Allison Craig: Titmouse was fantastic to work with throughout the process! I owe the opportunity to Chris and Shannon Prynoski who own the studio. Every year or so, they invite one or two employees to create their own personal short films over the course of about a year [see www.titmouseshorts.com]. They gave me a lot of help from other employees and interns at the studio during bits of down time between projects as well as access to a sound effects library and recording booth. The approval process was pretty open ended since they were completely happy to have me do my own thing and make creative decisions. We’d meet up every month or two to go over progress and talk about any changes or developments in ideas. Sometimes other directors, animators, etc. at the studio would sit in on those meetings too and I’d get a lot of great critiques that way. So all in all, it was about a year and a half of downtime/nights and weekends to finish it up with a lot of help from all the people you see in the credits. Couldn’t have done it without them!
Casey Safron: Are you working on any new personal cartoons at the moment?
Allison Craig: I definitely have an idea or two in my pocket! So far, it’s only in the sketchy design phase, but I have blocked out a super rough outline for it.
And yes, more dogs are involved. (But no hot dogs).
Steve Stark has broadcast a number of his films at the Animation Block Party film fest, dating back to his classic Peanut Butter Fish Pockets in 2007. He currently has a monthly animation series called SModimations with Kevin Smith and Scott Mosier. His cartoon website is www.starktoons.com.
Casey Safron: Hey Steve – thanks for taking the time to talk – 99% of your films have “gross-out” humor undertones, what is it that attracts you to that particular genre?
Steve Stark: I’m all about keeping it gross! I grew up watching Ren & Stimpy and Beavis and Butt-head. Those influences definitely have to play a part. Even when I worked at studios it was always fun to take their polished characters and draw them after they’ve drank 40 beers and eaten 20 rotten hot dogs. It would take the edge off of working on cutesy shows where everybody had to wear a seat belt.
Casey Safron: You’ve been working with Kevin Smith and Scott Mosier at SModimations [www.youtube.com/user/SModimations] for a few years now, how did that come together – did they see Starktoons on the web and contact you?
Steve Stark: It all came together when I decided to animate a bit from SModcast that really made me laugh. It was an episode called “The Great One.” A hilarious story Kevin and Scott make up. It’s about a guy burying a pair of crotch-less hooker panties in center ice at the Olympics for good luck. That old chestnut. They saw the cartoon after I put it up on YouTube. I got a shout out on SModcast about it and they said I should make more. I made another cartoon based off of the amazing “Aquatic Justice” episode, where Kevin and Smosier fish berate Aquaman and ask him to get high.
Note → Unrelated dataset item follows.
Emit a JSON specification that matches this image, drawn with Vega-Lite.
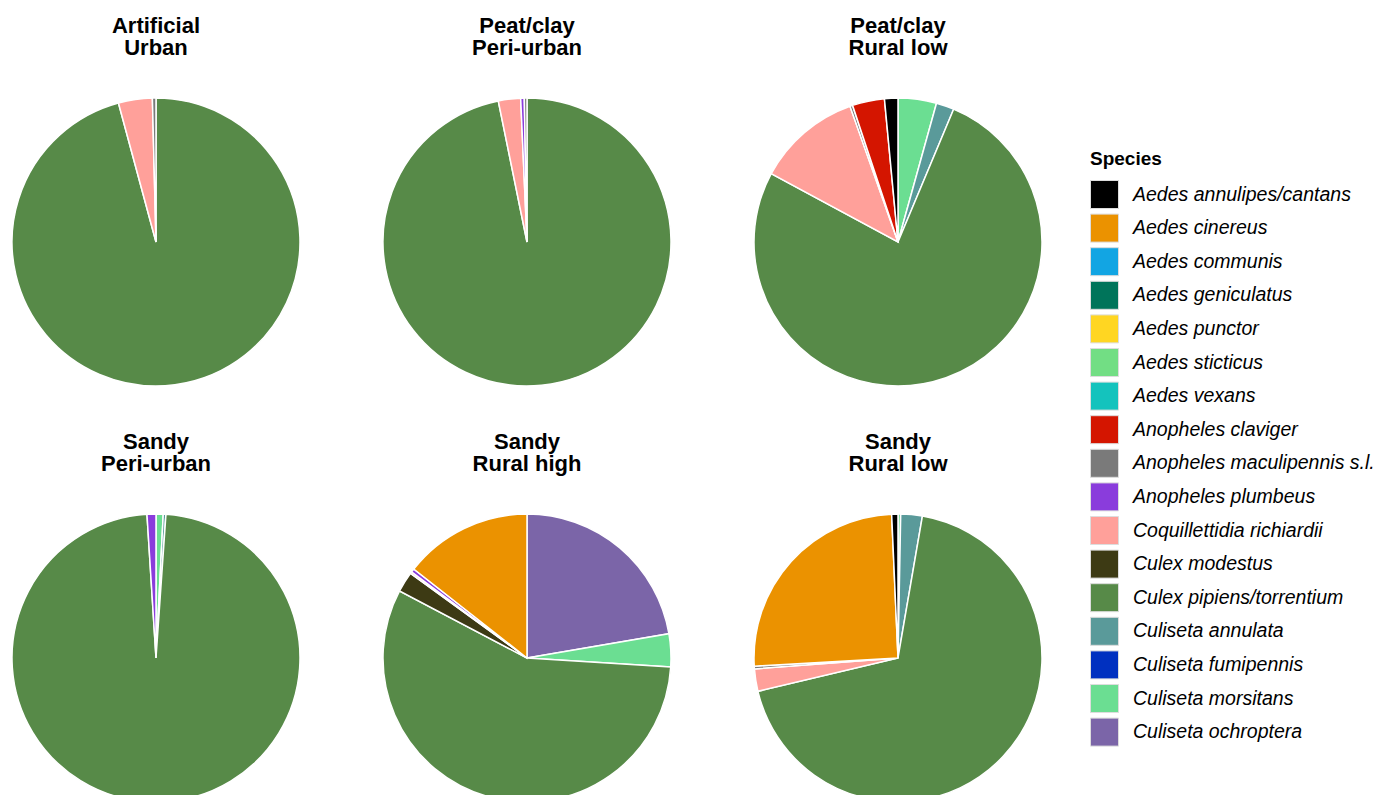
{
  "$schema": "https://vega.github.io/schema/vega-lite/v6.json",
  "padding": {"left": 9, "top": 15, "right": 0, "bottom": 0},
  "background": "white",
  "data": {"values": [
    {"site": "Artificial|Urban", "species": "Culex pipiens/torrentium", "pct": 95.8},
    {"site": "Artificial|Urban", "species": "Coquillettidia richiardii", "pct": 3.8},
    {"site": "Artificial|Urban", "species": "Anopheles maculipennis s.l.", "pct": 0.4},
    {"site": "Peat/clay|Peri-urban", "species": "Culex pipiens/torrentium", "pct": 96.8},
    {"site": "Peat/clay|Peri-urban", "species": "Coquillettidia richiardii", "pct": 2.5},
    {"site": "Peat/clay|Peri-urban", "species": "Anopheles plumbeus", "pct": 0.4},
    {"site": "Peat/clay|Peri-urban", "species": "Anopheles maculipennis s.l.", "pct": 0.3},
    {"site": "Peat/clay|Rural low", "species": "Culiseta morsitans", "pct": 4.3},
    {"site": "Peat/clay|Rural low", "species": "Culiseta annulata", "pct": 2.0},
    {"site": "Peat/clay|Rural low", "species": "Culex pipiens/torrentium", "pct": 76.4},
    {"site": "Peat/clay|Rural low", "species": "Coquillettidia richiardii", "pct": 11.7},
    {"site": "Peat/clay|Rural low", "species": "Anopheles maculipennis s.l.", "pct": 0.3},
    {"site": "Peat/clay|Rural low", "species": "Anopheles claviger", "pct": 3.6},
    {"site": "Peat/clay|Rural low", "species": "Aedes annulipes/cantans", "pct": 1.5},
    {"site": "Sandy|Peri-urban", "species": "Culiseta morsitans", "pct": 0.8},
    {"site": "Sandy|Peri-urban", "species": "Culiseta annulata", "pct": 0.3},
    {"site": "Sandy|Peri-urban", "species": "Culex pipiens/torrentium", "pct": 97.9},
    {"site": "Sandy|Peri-urban", "species": "Anopheles plumbeus", "pct": 1.0},
    {"site": "Sandy|Rural high", "species": "Culiseta ochroptera", "pct": 22.3},
    {"site": "Sandy|Rural high", "species": "Culiseta morsitans", "pct": 3.7},
    {"site": "Sandy|Rural high", "species": "Culex pipiens/torrentium", "pct": 56.7},
    {"site": "Sandy|Rural high", "species": "Culex modestus", "pct": 2.3},
    {"site": "Sandy|Rural high", "species": "Coquillettidia richiardii", "pct": 0.2},
    {"site": "Sandy|Rural high", "species": "Anopheles plumbeus", "pct": 0.4},
    {"site": "Sandy|Rural high", "species": "Aedes cinereus", "pct": 14.4},
    {"site": "Sandy|Rural low", "species": "Culiseta morsitans", "pct": 0.3},
    {"site": "Sandy|Rural low", "species": "Culiseta annulata", "pct": 2.4},
    {"site": "Sandy|Rural low", "species": "Culex pipiens/torrentium", "pct": 68.3},
    {"site": "Sandy|Rural low", "species": "Coquillettidia richiardii", "pct": 2.5},
    {"site": "Sandy|Rural low", "species": "Anopheles maculipennis s.l.", "pct": 0.3},
    {"site": "Sandy|Rural low", "species": "Aedes cinereus", "pct": 25.1},
    {"site": "Sandy|Rural low", "species": "Aedes annulipes/cantans", "pct": 0.7}
  ]},
  "facet": {
    "field": "site",
    "type": "nominal",
    "header": {
      "title": null,
      "labelExpr": "split(datum.value, '|')",
      "labelFont": "Liberation Sans",
      "labelFontSize": 22,
      "labelFontWeight": "bold",
      "labelColor": "black",
      "labelLineHeight": 22,
      "labelPadding": 35
    }
  },
  "columns": 3,
  "spacing": {"column": 77, "row": 42},
  "spec": {
    "width": 288,
    "height": 288,
    "mark": {"type": "arc", "stroke": "white", "strokeWidth": 1.5, "outerRadius": 144},
    "encoding": {
      "theta": {"field": "pct", "type": "quantitative", "stack": true},
      "order": {"field": "species", "sort": "descending"},
      "color": {
        "field": "species",
        "type": "nominal",
        "scale": {
          "domain": ["Aedes annulipes/cantans", "Aedes cinereus", "Aedes communis", "Aedes geniculatus", "Aedes punctor", "Aedes sticticus", "Aedes vexans", "Anopheles claviger", "Anopheles maculipennis s.l.", "Anopheles plumbeus", "Coquillettidia richiardii", "Culex modestus", "Culex pipiens/torrentium", "Culiseta annulata", "Culiseta fumipennis", "Culiseta morsitans", "Culiseta ochroptera"],
          "range": ["#000000", "#EB9200", "#12A5E3", "#00745A", "#FFD622", "#72DE84", "#14C3BD", "#D41500", "#7A7A7A", "#8A3CDC", "#FFA09A", "#3D3A14", "#578A48", "#5A9A9A", "#0030C0", "#6BDE92", "#7B65A8"]
        },
        "legend": {
          "title": "Species",
          "orient": "none",
          "legendX": 1078,
          "legendY": 52,
          "padding": 0,
          "titleFont": "Liberation Sans",
          "titleFontSize": 19,
          "titleFontWeight": "bold",
          "titleColor": "black",
          "titlePadding": 11,
          "labelFont": "Liberation Sans",
          "labelFontSize": 19.5,
          "labelFontStyle": "italic",
          "labelColor": "black",
          "labelOffset": 14,
          "symbolType": "square",
          "symbolSize": 784,
          "symbolOpacity": 1,
          "symbolStrokeColor": "#dddddd",
          "symbolStrokeWidth": 1,
          "rowPadding": 0.6,
          "labelLimit": 400
        }
      }
    }
  },
  "config": {"view": {"stroke": null}}
}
I got contacted on Twitter and was offered to keep making them for money. It was the greatest day ever. The first season of SModimations is on DVD and Netflix (USA) right now. I’ll be starting season three of SModimations (now the SModco Cartoon show) soon. I’m very excited.
Casey Safron: Recently you’ve been parodying Hollywood movies such as Gremlins and the world of Narnia, any plans to spoof any of this summer’s big blockbusters?
Steve Stark: Those were fun! That would be all up to Kevin, Scott and all the members of the SModco podcast family. They are the creative geniuses that come up with all the hilarious stuff. I’ve got an insanely lucky job where I can pick my favorite episodes and draw them. I’m also working on “Jay & Silent Bob’s Super Groovy Cartoon Movie.” I can’t reveal much, but it has tons of laughs and blockbuster spoofs.